George Mesterhazy has a natural, accessible way and loves to talk about his life’s work and joy, which is jazz. He seems to know everybody in jazz and has an endless wealth of jazz stories. He is a gentleman raconteur of what has been called America’s classical music. He is, in short, a jazz man.

He has been at the Merion Inn keyboard since he was interim musical director at the First Presbyterian Church across the street from the inn eleven years ago. The church is itself a local jazz Mecca, holding regular jazz vespers since even before Mesterhazy became affiliated.

“I would get done playing church services,” he recalls, “and the inn was doing lunch in those days, so I’d come over here and play piano for nothing and get a free lunch and have a good time, the main motivation being to talk to Vicki.”

Vicki is Victoria Watson, whose family owns the Merion Inn. She and Mesterhazy are now a couple, living over the restaurant on the second and third floors. They also have an apartment in Manhattan for when Mesterhazy is working there, either as a pianist, composer, arranger, music director, or producer. He is involved in every aspect of his music.

“I just always dabbled in it,” he says of his piano playing. “I didn’t even know I was going to be a piano player until I was 18 or 19. I would play a friend’s organ or the piano in somebody’s house or high school. I played just to amuse myself.”

Raised in New York State, Mesterhazy moved to Somers Point and attended Mainland Regional High School and considers himself “a Jersey boy.”

He played rock guitar and trumpet until he jumped in for a less-than-sterling keyboard player and just went on from there.

“I had the house band in the Strand Hotel in Atlantic City,” he notes. “I was 17. It was great. I was still in high school and I had a band called the Penthouse Trio and we accompanied all the acts who came to the 500 Club and stayed at the Strand.

To pay for their rooms, they put on free shows for the other guests at the pool and one of my jobs was to accompany them besides playing at night with the trio. It was a great job!”
Mesterhazy continues: “I hung out in those days. I mean, it was part of my childhood. I knew Skinny (Paul “Skinny” D’Amato, legendary owner of the 500 Club) very well. I played a solo piano job at a club called the Apartment Lounge. I was 18-years-old! I worked in an auto parts store during the day and played piano at night at the Apartment Lounge.”
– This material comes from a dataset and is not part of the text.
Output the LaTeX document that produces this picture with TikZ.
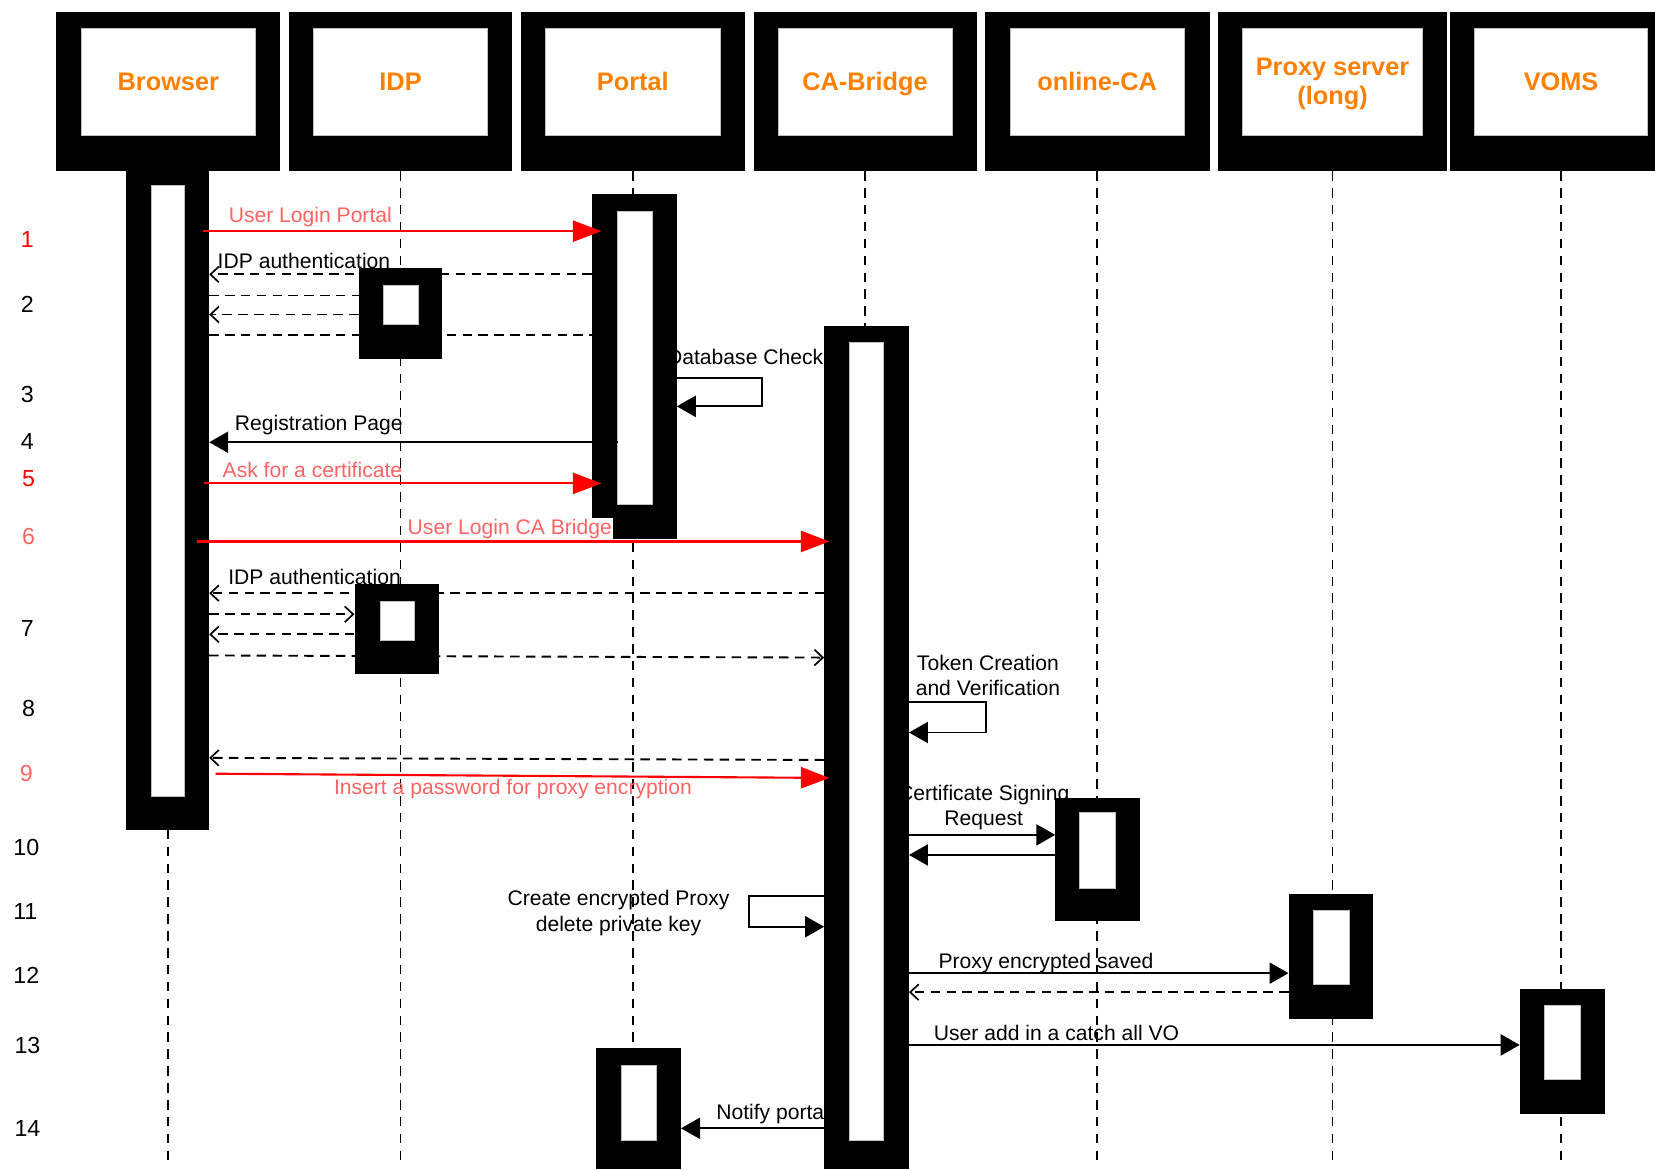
\documentclass[tikz,border=0pt]{standalone}
\usepackage{fontspec}
\setmainfont{Liberation Sans}
\usetikzlibrary{arrows.meta,fit,calc}
\definecolor{hdrorange}{RGB}{255,128,0}
\definecolor{lightred}{RGB}{255,100,100}
\pgfdeclarelayer{lower}
\pgfdeclarelayer{upper}
\pgfsetlayers{lower,main,upper}
\newcommand\mkhead[5]{%
  \node[fit={(#2,11)(#3,162)}, fill=black, inner sep=0pt] (#1) {};
  \node[fit={(#4,27)(#5,128)}, fill=white, draw=black!25, line width=0.6pt, inner sep=0pt] (#1-in) {};
}
\newcommand\mkbar[9]{%
  \node[fit={(#2,#3)(#4,#5)}, fill=black, inner sep=0pt] (#1) {};
  \node[fit={(#6,#7)(#8,#9)}, fill=white, draw=black!25, line width=0.6pt, inner sep=0pt] (#1-in) {};
}
\begin{document}
\begin{tikzpicture}[x=1pt,y=-1pt,
  headtext/.style={font=\fontsize{24}{28}\selectfont\bfseries, text=hdrorange, align=center},
  lbl/.style={font=\fontsize{20}{24}\selectfont, inner sep=1pt, align=center},
  rlbl/.style={lbl, text=lightred},
  num/.style={font=\fontsize{22}{26}\selectfont},
  lifeline/.style={line width=1.7pt, dash pattern=on 9pt off 7pt},
  smsg/.style={line width=1.8pt, -{Triangle[length=18pt,width=20pt]}},
  dmsg/.style={line width=1.8pt, dash pattern=on 9pt off 6pt, -{Straight Barb[length=8pt,width=15pt,line width=1.6pt]}},
  dplain/.style={line width=1.8pt, dash pattern=on 9pt off 6pt},
  redmsg/.style={line width=2pt, red, -{Triangle[length=27pt,width=20pt]}},
]
\useasboundingbox (0,0) rectangle (1568,1108);

% message levels
\coordinate (bot) at (0,1100);
\coordinate (hbase) at (0,86);
\coordinate (m1) at (0,219);
\coordinate (m2a) at (0,260);
\coordinate (m2b) at (0,280);
\coordinate (m2c) at (0,298);
\coordinate (m2d) at (0,317);
\coordinate (m3a) at (0,358);
\coordinate (m3b) at (0,385);
\coordinate (m4) at (0,419);
\coordinate (m5) at (0,458);
\coordinate (m6) at (0,513);
\coordinate (m7a) at (0,562);
\coordinate (m7b) at (0,582);
\coordinate (m7c) at (0,601);
\coordinate (m7d) at (0,621);
\coordinate (m7e) at (0,623);
\coordinate (m8a) at (0,665);
\coordinate (m8b) at (0,694);
\coordinate (m9a) at (0,720);
\coordinate (m9b) at (0,718);
\coordinate (r9a) at (0,733);
\coordinate (r9b) at (0,737);
\coordinate (m10a) at (0,791);
\coordinate (m10b) at (0,810);
\coordinate (m11a) at (0,849);
\coordinate (m11b) at (0,878);
\coordinate (m12a) at (0,922);
\coordinate (m12b) at (0,940);
\coordinate (m13) at (0,990);
\coordinate (m14) at (0,1069);

% headers
\mkhead{hB}{53}{265}{77}{242}
\mkhead{hI}{274}{485}{297}{462}
\mkhead{hP}{494}{706}{517}{682}
\mkhead{hC}{714}{926}{737}{902}
\mkhead{hO}{933}{1146}{957}{1122}
\mkhead{hX}{1154}{1371}{1177}{1348}
\mkhead{hV}{1374}{1568}{1397}{1561}
\node[headtext, anchor=base] (hB-t) at (hB-in.center |- hbase) {Browser};
\node[headtext, anchor=base] (hI-t) at (hI-in.center |- hbase) {IDP};
\node[headtext, anchor=base] (hP-t) at (hP-in.center |- hbase) {Portal};
\node[headtext, anchor=base] (hC-t) at (hC-in.center |- hbase) {CA-Bridge};
\node[headtext, anchor=base] (hO-t) at (hO-in.center |- hbase) {online-CA};
\node[headtext, yshift=-2pt] (hX-t) at (hX-in.center) {Proxy server\\(long)};
\node[headtext, anchor=base] (hV-t) at (hV-in.center |- hbase) {VOMS};

% activation bars
\mkbar{bB}{119}{162}{198}{786}{143}{176}{175}{754}
\mkbar{bP}{561}{184}{641}{511}{585}{200}{618}{478}
\mkbar{bC}{781}{309}{861}{1108}{805}{324}{837}{1080}
\mkbar{bI1}{340}{254}{419}{340}{363}{270}{396}{307}
\mkbar{bI2}{336}{553}{416}{639}{360}{570}{393}{607}
\mkbar{bO}{1000}{756}{1080}{873}{1023}{770}{1057}{842}
\mkbar{bX}{1221}{847}{1301}{965}{1244}{862}{1278}{933}
\mkbar{bV}{1440}{937}{1521}{1055}{1463}{952}{1497}{1023}
\mkbar{bP2}{565}{993}{645}{1108}{589}{1009}{622}{1080}

\begin{pgfonlayer}{lower}
  \fill[white] (0,0) rectangle (1568,1108);
  % lifelines
  \foreach \h in {hB,hI,hP,hC,hO,hX,hV}
    \draw[lifeline] (\h-in.center |- \h.south) -- (\h-in.center |- bot);
  % row numbers
  \node[num, text=red] (n1) at (26,227) {1};
  \node[num] (n2) at (26,288) {2};
  \node[num] (n3) at (26,374) {3};
  \node[num] (n4) at (26,418) {4};
  \node[num, text=red] (n5) at (27,453) {5};
  \node[num, text=lightred] (n6) at (27,508) {6};
  \node[num] (n7) at (26,595) {7};
  \node[num] (n8) at (27,671) {8};
  \node[num, text=lightred] (n9) at (25,733) {9};
  \node[num] (n10) at (25,803) {10};
  \node[num] (n11) at (24,864) {11};
  \node[num] (n12) at (25,924) {12};
  \node[num] (n13) at (26,991) {13};
  \node[num] (n14) at (26,1069) {14};
  % labels
  \node[rlbl] (l1) at (294,206) {User Login Portal};
  \node[lbl] (l2) at (288,247) {IDP authentication};
  \node[lbl] (l3) at (706,338) {Database Check};
  \node[lbl] (l4) at (302,403) {Registration Page};
  \node[rlbl] (l5) at (296,445) {Ask for a certificate};
  \node[lbl] (l7) at (298,547) {IDP authentication};
  \node[lbl] (l8) at (936,640) {Token Creation\\and Verification};
  \node[rlbl] (l9) at (486,748) {Insert a password for proxy encryption};
  \node[lbl] (l10) at (932,765) {Certificate Signing\\Request};
  \node[lbl] (l11) at (586,865) {Create encrypted Proxy\\delete private key};
  \node[lbl] (l12) at (991,912) {Proxy encrypted saved};
  \node[lbl] (l13) at (1001,979) {User add in a catch all VO};
  \node[lbl] (l14) at (732,1055) {Notify portal};
  % dashed messages
  \draw[dmsg] (bP.west |- m2a) -- (bB.east |- m2a);
  \draw[dplain] (bB.east |- m2b) -- (bI1.west |- m2b);
  \draw[dmsg] (bI1.west |- m2c) -- (bB.east |- m2c);
  \draw[dplain] (bB.east |- m2d) -- (bP.west |- m2d);
  \draw[dmsg] (bC.west |- m7a) -- (bB.east |- m7a);
  \draw[dmsg] (bB.east |- m7b) -- (bI2.west |- m7b);
  \draw[dmsg] (bI2.west |- m7c) -- (bB.east |- m7c);
  \draw[dmsg] (bB.east |- m7d) -- (bC.west |- m7e);
  \draw[dmsg] (bC.west |- m9a) -- (bB.east |- m9b);
  \draw[dmsg] (bX.west |- m12b) -- (bC.east |- m12b);
\end{pgfonlayer}

\begin{pgfonlayer}{upper}
  \draw[redmsg, shorten <=-6pt, shorten >=-9pt] (bB.east |- m1) -- (bP.west |- m1);
  \draw[smsg] (bP.east |- m3a) -- ++(81,0) -- ++(0,27) -- (bP.east |- m3b);
  \draw[smsg, shorten <=-25pt] (bP.west |- m4) -- (bB.east |- m4);
  \draw[redmsg, shorten <=-5pt, shorten >=-9pt] (bB.east |- m5) -- (bP.west |- m5);
  \node[rlbl, fill=white] (l6) at (483,501) {User Login CA Bridge};
  \draw[redmsg, shorten <=-12pt, shorten >=-5pt] (bB.east |- m6) -- (bC.west |- m6);
  \draw[smsg] (bC.east |- m8a) -- ++(73,0) -- ++(0,29) -- (bC.east |- m8b);
  \draw[redmsg, shorten <=6pt, shorten >=-5pt] (bB.east |- r9a) -- (bC.west |- r9b);
  \draw[smsg] (bC.east |- m10a) -- (bO.west |- m10a);
  \draw[smsg] (bO.west |- m10b) -- (bC.east |- m10b);
  \draw[smsg] (bC.west |- m11a) -- ++(-71,0) -- ++(0,29) -- (bC.west |- m11b);
  \draw[smsg] (bC.east |- m12a) -- (bX.west |- m12a);
  \draw[smsg] (bC.east |- m13) -- (bV.west |- m13);
  \draw[smsg] (bC.west |- m14) -- (bP2.east |- m14);
\end{pgfonlayer}
\end{tikzpicture}
\end{document}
Since those long ago and far away days, Mesterhazy has literally traveled the world as a jazz piano player. One of the highlights of his career was a Grammy nomination on Shirley Horn’s 1998 album “Loving You.”

The story of how he came to play with Shirley Horn says a great deal about Mesterhazy’s outlook and career. He was playing with Boston jazz singer Rebecca Paris, he recalls, “in a dive called Twins in D.C. It was owned by twin Ethiopian sisters. I thought, ‘Who the hell is going to come into this bar to watch Rebecca and I play jazz with a trio?’ I’m just kind of closing my eyes and playing. I open my eyes and the place is packed! And then these two guys in tuxedoes come in.”

The two guys were Joel Siegel, Shirley Horn’s manager, and the composer (Sir) Richard Rodney Bennett; they’d been at a formal affair at the Kennedy Center. Siegel said he loved Mesterhazy’s playing and understood that George would be in Los Angeles producing a new album for Rebecca Parris at the same time Shirley Horn would be having a record release party at the Hollywood Roosevelt Hotel.

Siegel invited Mesterhazy to the party. There was one hitch: when Mesterhazy got to Hollywood, he had a suit with him, but he didn’t have socks. He called Hal Levy, Sarah Vaughn’s last manager, and asked to borrow a pair of socks. Levy said that was fine with him, “so I went over to his fancy high-rise apartment in the marina somewhere and borrowed a pair of socks,” Mesterhazy remembers with a chuckle.

He met Shirley Horn at the party, they hit it off immediately, and the rest is jazz history. George Mesterhazy counts Horn as one of his main influences, as well as Grammy winner Herbie Hancock, and points out that “there’s a direct lineage between George Shearing and Bill Evans and Herbie Hancock, and I have pretty much followed that lineage, which follows a line of harmonic development that I really love. And I’ve always loved Oscar Peterson. We finally met last year, shortly before he died. It was a real honor to sit in a room and talk about music together.”

Among composers, he favors Johnny Mandel and Nelson Riddle, along with Don Costa, Burt Bacharach, Michel LeGrand, and Antonio Carlos Jobim.

“All you have to do is listen to a Sinatra record,” he goes on. “You don’t even have to listen to anything else to learn all there is to know about music.”
On Aug. 8, Mesterhazy will begin producing a new CD with singer Paula West at Sears Sound in New York City.

“It’s a good studio with great old microphones,” he says. “The new style of recording is you go in and lay your tracks down and you don’t even meet anybody. I’m writing for the Paula West record now and we’ll have everybody in the room together and we won’t even be wearing headphones.”

He says he’s in his third year with a production company called Razz Productions and also works for seven straight weeks every year at the Razz Room at the Hotel Nikko in San Francisco with Paula West and a quartet out of New York.

“We opened the place so we’ll be the main headliner there again next year,” he says.
As to his playing at the Merion Inn, he says, “I treat it with the same care as I do everything, so it doesn’t affect me negatively in any way, even though I don’t play as jazzy as I would if I was in a real jazz environment.

On Tuesday night, though, the group we have at the Merion swings, man. It’s me and Tim Lekan on bass and Bob Shomo on drums. I pay for the band out of my pocket just so I can do it. For me, it’s mental health night. You ought to come out.”